HARPA: A Testability-Driven, Literature-Grounded Framework for Research Ideation
Vasu, Rosni, Jansen, Peter, Siangliulue, Pao, Sarasua, Cristina, Bernstein, Abraham, Clark, Peter, Mishra, Bhavana Dalvi
While there has been a surge of interest in automated scientific discovery (ASD), especially with the emergence of LLMs, it remains challenging for tools to generate hypotheses that are both testable and grounded in the scientific literature. Additionally, existing ideation tools are not adaptive to prior experimental outcomes. We developed HARPA to address these challenges by incorporating the ideation workflow inspired by human researchers.
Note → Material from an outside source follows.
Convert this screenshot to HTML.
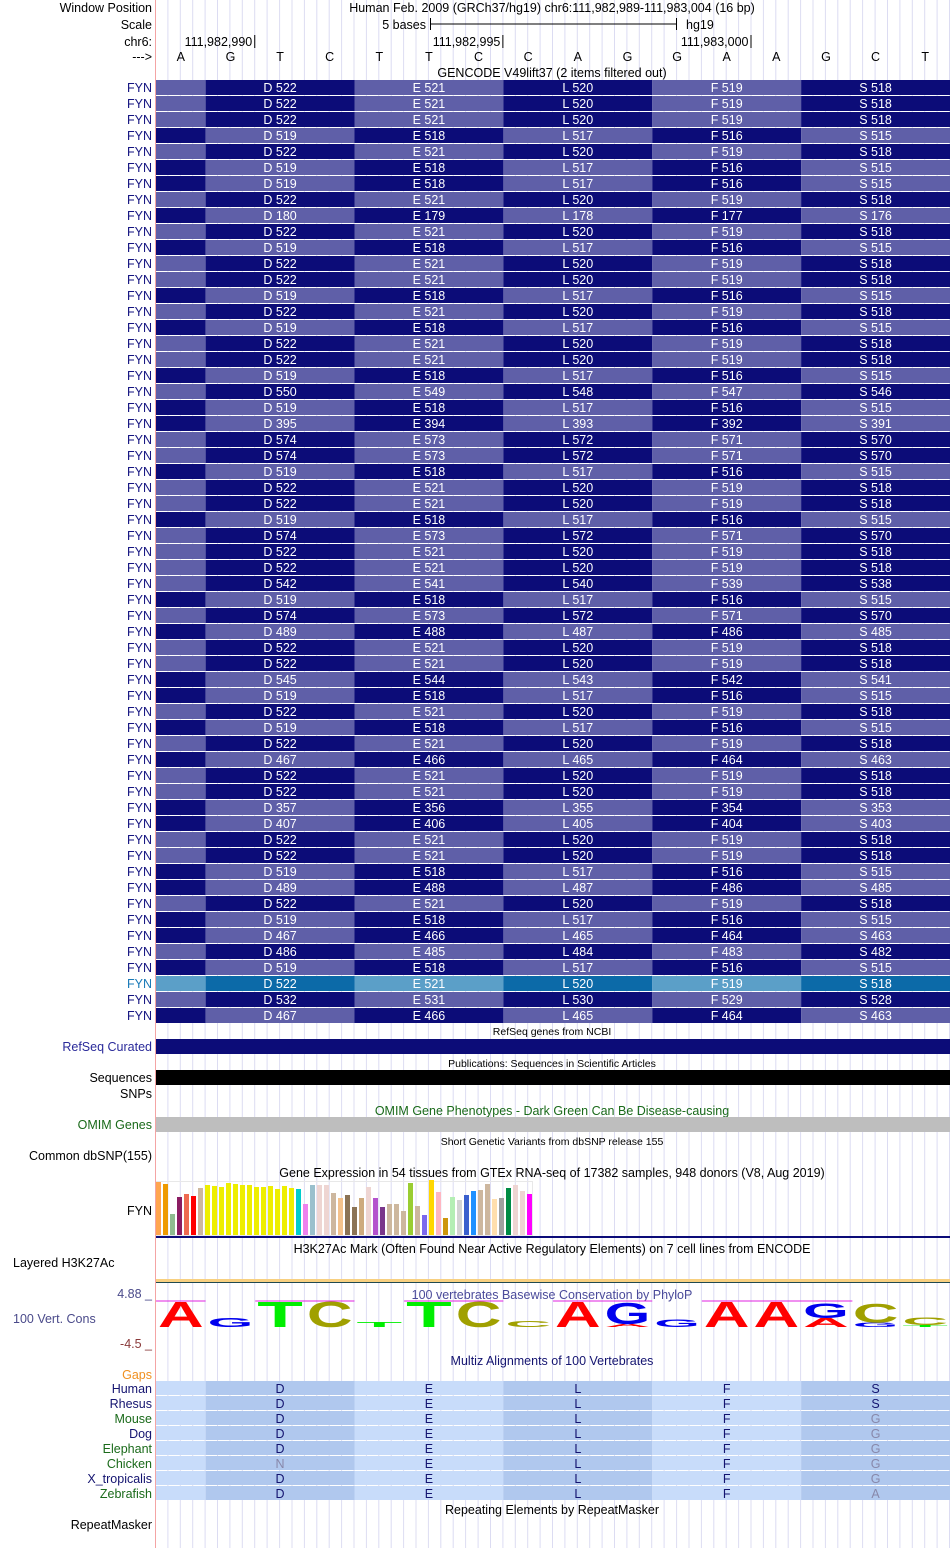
<!DOCTYPE html>
<html><head><meta charset="utf-8"><style>
html,body{margin:0;padding:0;background:#fff;}
svg{display:block;font-family:"Liberation Sans",sans-serif;}
</style></head><body>
<svg id="s" width="950" height="1548" viewBox="0 0 950 1548" xmlns="http://www.w3.org/2000/svg">
<g id="grid"></g>
<line x1="155.5" y1="0" x2="155.5" y2="1548" stroke="#f4a4a4" stroke-width="1"/>
<g font-size="12.5" fill="#000">
<text x="152" y="12" text-anchor="end">Window Position</text>
<text x="552" y="12" text-anchor="middle">Human Feb. 2009 (GRCh37/hg19)   chr6:111,982,989-111,983,004 (16 bp)</text>
<text x="152" y="29" text-anchor="end">Scale</text>
<text x="426" y="29" text-anchor="end">5 bases</text>
<line x1="430" y1="24" x2="677" y2="24" stroke="#000"/>
<line x1="430.5" y1="18" x2="430.5" y2="30" stroke="#000"/>
<line x1="676.5" y1="18" x2="676.5" y2="30" stroke="#000"/>
<text x="686" y="29">hg19</text>
<text x="152" y="46" text-anchor="end">chr6:</text>
<text x="152" y="61" text-anchor="end">---&gt;</text>
<text x="552" y="77" text-anchor="middle">GENCODE V49lift37 (2 items filtered out)</text>
</g>
<g id="ticks" font-size="12.5"></g>
<g id="bases" font-size="12.5"></g>
<g id="rows" font-size="12.5"></g>
<g font-size="12.5">
<text x="552" y="1035" text-anchor="middle" font-size="10.5">RefSeq genes from NCBI</text>
<text x="152" y="1051" text-anchor="end" fill="#2a2a9a">RefSeq Curated</text>
<rect x="156" y="1039" width="794" height="15" fill="#0c0c78"/>
<text x="552" y="1067" text-anchor="middle" font-size="10.5">Publications: Sequences in Scientific Articles</text>
<text x="152" y="1082" text-anchor="end">Sequences</text>
<rect x="156" y="1070" width="794" height="15" fill="#000"/>
<text x="152" y="1098" text-anchor="end">SNPs</text>
<text x="552" y="1115" text-anchor="middle" fill="#1a6a1a">OMIM Gene Phenotypes - Dark Green Can Be Disease-causing</text>
<text x="152" y="1129" text-anchor="end" fill="#1a6a1a">OMIM Genes</text>
<rect x="156" y="1117" width="794" height="15" fill="#bebebe"/>
<text x="552" y="1145" text-anchor="middle" font-size="10.5">Short Genetic Variants from dbSNP release 155</text>
<text x="152" y="1160" text-anchor="end">Common dbSNP(155)</text>
<text x="552" y="1177" text-anchor="middle">Gene Expression in 54 tissues from GTEx RNA-seq of 17382 samples, 948 donors (V8, Aug 2019)</text>
<text x="152" y="1215" text-anchor="end">FYN</text>
<rect x="156.5" y="1181.5" width="376" height="54" fill="none" stroke="#e8e8e8"/>
</g>
<g id="gtex"></g>
<g font-size="12.5">
<rect x="156" y="1236" width="794" height="2" fill="#0c0c78"/>
<text x="552" y="1253" text-anchor="middle">H3K27Ac Mark (Often Found Near Active Regulatory Elements) on 7 cell lines from ENCODE</text>
<text x="13" y="1267">Layered H3K27Ac</text>
<rect x="156" y="1279" width="794" height="3" fill="#f8d080"/>
<rect x="156" y="1282" width="794" height="1" fill="#204a50"/>
<text x="152" y="1298" text-anchor="end" fill="#4a4a8a">4.88 _</text>
<text x="13" y="1323" fill="#4a4a8a">100 Vert. Cons</text>
<text x="152" y="1348" text-anchor="end" fill="#8a3a3a">-4.5 _</text>
<text x="552" y="1299" text-anchor="middle" fill="#4a4a9a">100 vertebrates Basewise Conservation by PhyloP</text>
<text x="552" y="1365" text-anchor="middle" fill="#141470">Multiz Alignments of 100 Vertebrates</text>
<text x="152" y="1379" text-anchor="end" fill="#f09020">Gaps</text>
<text x="552" y="1514" text-anchor="middle">Repeating Elements by RepeatMasker</text>
<text x="152" y="1529" text-anchor="end">RepeatMasker</text>
</g>
<g id="magenta"></g>
<g id="logo" font-family="Liberation Sans" font-weight="bold"></g>
<g id="multiz" font-size="12.5"></g>
</svg>
<script>
const bases=["A","G","T","C","T","T","C","C","A","G","G","A","A","G","C","T"];
const tickLabels=["111,982,990","111,982,995","111,983,000"];
const tickBase=[2,7,12];
const dValues=[522,522,522,519,522,519,519,522,180,522,519,522,522,519,522,519,522,522,519,550,519,395,574,574,519,522,522,519,574,522,522,542,519,574,489,522,522,545,519,522,519,522,467,522,522,357,407,522,522,519,489,522,519,467,486,519,522,532,467];
const dDark=dValues.map((v,i)=> i===8?false:(v%2===0));
const highlightRow=56;
const aminoAcids=["D","E","L","F","S"];
const gtexValues=[53,51,21,38,41,39,47,50,49,48,52,51,50,50,48,48,49,46,49,47,46,31,50,50,50,42,37,40,28,37,48,37,28,31,31,24,52,29,20,55,43,17,38,35,40,44,45,51,36,37,47,50,44,41];
const gtexColors=["#ffa54f","#ee9a00","#8fbc8f","#8b1c62","#ee6a50","#ff0000","#cdb79e","#eeee00","#eeee00","#eeee00","#eeee00","#eeee00","#eeee00","#eeee00","#eeee00","#eeee00","#eeee00","#eeee00","#eeee00","#eeee00","#00cdcd","#ee82ee","#9ac0cd","#eed5d2","#eed5d2","#cdb79e","#f4c28c","#8b7355","#8b7355","#cdaa7d","#eed5d2","#b452cd","#7a378b","#cdb79e","#cdb79e","#cdb79e","#9acd32","#cdb79e","#7b68ee","#ffd700","#ffb6c1","#cd950c","#b4eeb4","#d3d3d3","#3a5fcd","#1e90ff","#cdb79e","#cdb79e","#ffdead","#a0a0a0","#008b45","#eed5d2","#eed5d2","#ff00ff"];
const logoLetters=["A","G","T","C","T","T","C","C","A","G","G","A","A","G","C","C"];
const logoHeights=[1.0,0.35,1.0,1.0,0.2,1.0,1.0,0.22,1.0,0.85,0.3,1.0,1.0,0.6,0.75,0.3];
const logoSub=[null,null,null,null,null,null,null,null,null,["A",0.12],null,null,null,["A",0.35],["G",0.18],["T",0.08]];
const magentaRanges=[[0,1],[2,4],[5,7],[8,10],[11,15]];
const species=["Human","Rhesus","Mouse","Dog","Elephant","Chicken","X_tropicalis","Zebrafish"];
const speciesColor=["#141470","#141470","#1a6a1a","#141470","#1a6a1a","#1a6a1a","#141470","#1a6a1a"];
const speciesAA=[["D","E","L","F","S"],["D","E","L","F","S"],["D","E","L","F","G"],["D","E","L","F","G"],["D","E","L","F","G"],["N","E","L","F","G"],["D","E","L","F","G"],["D","E","L","F","A"]];
const grayAA=[[0,0,0,0,0],[0,0,0,0,0],[0,0,0,0,1],[0,0,0,0,1],[0,0,0,0,1],[1,0,0,0,1],[0,0,0,0,1],[0,0,0,0,1]];

const NS="http://www.w3.org/2000/svg";
const X0=156,BW=794/16;
const bx=i=>X0+i*BW;
function mk(tag,attrs,parent,txt){const e=document.createElementNS(NS,tag);for(const k in attrs)e.setAttribute(k,attrs[k]);if(txt!==undefined)e.textContent=txt;parent.appendChild(e);return e;}
const G=id=>document.getElementById(id);

for(let x=X0+11.9;x<950;x+=BW/4){const l=mk("line",{x1:x.toFixed(1),y1:0,x2:x.toFixed(1),y2:1548,stroke:"#dcdcf2","stroke-width":1},G("grid"));

}

tickLabels.forEach((t,i)=>{const x=bx(tickBase[i])-1;
const tx=mk("text",{x:x-2,y:46,"text-anchor":"end"},G("ticks"),t);


mk("line",{x1:x+0.5,y1:35,x2:x+0.5,y2:48,stroke:"#000"},G("ticks"));});

bases.forEach((b,i)=>{const t=mk("text",{x:bx(i)+BW/2,y:61,"text-anchor":"middle"},G("bases"),b);

});

const codonStart=[1,4,7,10,13];
dValues.forEach((d,r)=>{
  const y=80+16*r, hl=r===highlightRow;
  const dark=hl?"#0c6aa8":"#0c0c78", light=hl?"#5b9fc8":"#5f5fa8";
  const g=mk("g",{},G("rows"));
  
  
  const lab=mk("text",{x:152,y:y+12,"text-anchor":"end",fill:hl?"#1a7ab8":"#141480"},g,"FYN");
  
  
  const dd=dDark[r];
  mk("rect",{x:X0,y:y,width:BW,height:15,fill:dd?light:dark},g);
  aminoAcids.forEach((aa,k)=>{
    const isDark=(k%2===0)?dd:!dd;
    const c=mk("rect",{x:bx(codonStart[k]),y:y,width:BW*3,height:15,fill:isDark?dark:light},g);
    
    
    mk("text",{x:bx(codonStart[k])+BW*1.5,y:y+12,"text-anchor":"middle",fill:"#fff"},g,aa+" "+(d-k));
  });
});

const gBase=1235, gScale=1.0;
gtexValues.forEach((v,i)=>{const h=v*gScale;
const b=mk("rect",{x:156+i*7,y:gBase-h,width:5,height:h,fill:gtexColors[i]},G("gtex"));

});

magentaRanges.forEach(r=>{const l=mk("line",{x1:bx(r[0]),y1:1301,x2:bx(r[1])-(r[1]===15?48:0),y2:1301,stroke:"#e020e0","stroke-width":1},G("magenta"));

});

const colorOf={A:"#ff0000",G:"#0000ee",T:"#00ee00",C:"#a0a000"};
const BASE=1327, MAXH=26;
function letter(ch,x,bottom,frac){
  const fs=36;
  const t=mk("text",{x:0,y:0,"font-size":fs,fill:colorOf[ch],textLength:BW-4,lengthAdjust:"spacingAndGlyphs",transform:`translate(${x+2},${bottom}) scale(1,${(frac*MAXH/26).toFixed(3)})`},G("logo"),ch);
  
  
}
logoLetters.forEach((ch,i)=>{
  const sub=logoSub[i]; let bottom=BASE;
  if(sub){letter(sub[0],bx(i),BASE,sub[1]);bottom=BASE-sub[1]*MAXH;}
  letter(ch,bx(i),bottom,logoHeights[i]);
});

species.forEach((sp,r)=>{
  const y=1381+15*r;
  const lab=mk("text",{x:152,y:y+12,"text-anchor":"end",fill:speciesColor[r]},G("multiz"),sp);
  
  
  mk("rect",{x:X0,y:y,width:BW,height:14,fill:"#c8dcfa"},G("multiz"));
  speciesAA[r].forEach((aa,k)=>{
    const c=mk("rect",{x:bx(codonStart[k]),y:y,width:BW*3,height:14,fill:k%2===0?"#b0c8ee":"#c8dcfa"},G("multiz"));
    
    
    mk("text",{x:bx(codonStart[k])+BW*1.5,y:y+12,"text-anchor":"middle",fill:grayAA[r][k]?"#8888aa":"#141470"},G("multiz"),aa);
  });
});
</script>
</body></html>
HARPA first identifies emerging research trends through literature mining, then explores hypothesis design spaces, and finally converges on precise, testable hypotheses by pinpointing research gaps and justifying design choices. Our evaluations show that HARPA-generated hypothesis-driven research proposals perform comparably to a strong baseline AI-researcher across most qualitative dimensions (e.g., specificity, novelty, overall quality), but achieve significant gains in feasibility(+0.78, p$<0.05$, bootstrap) and groundedness (+0.85, p$<0.01$, bootstrap) on a 10-point Likert scale. When tested with the ASD agent (CodeScientist), HARPA produced more successful executions (20 vs. 11 out of 40) and fewer failures (16 vs. 21 out of 40), showing that expert feasibility judgments track with actual execution success. Furthermore, to simulate how researchers continuously refine their understanding of what hypotheses are both testable and potentially interesting from experience, HARPA learns a reward model that scores new hypotheses based on prior experimental outcomes, achieving approx. a 28\% absolute gain over HARPA's untrained baseline scorer. Together, these methods represent a step forward in the field of AI-driven scientific discovery.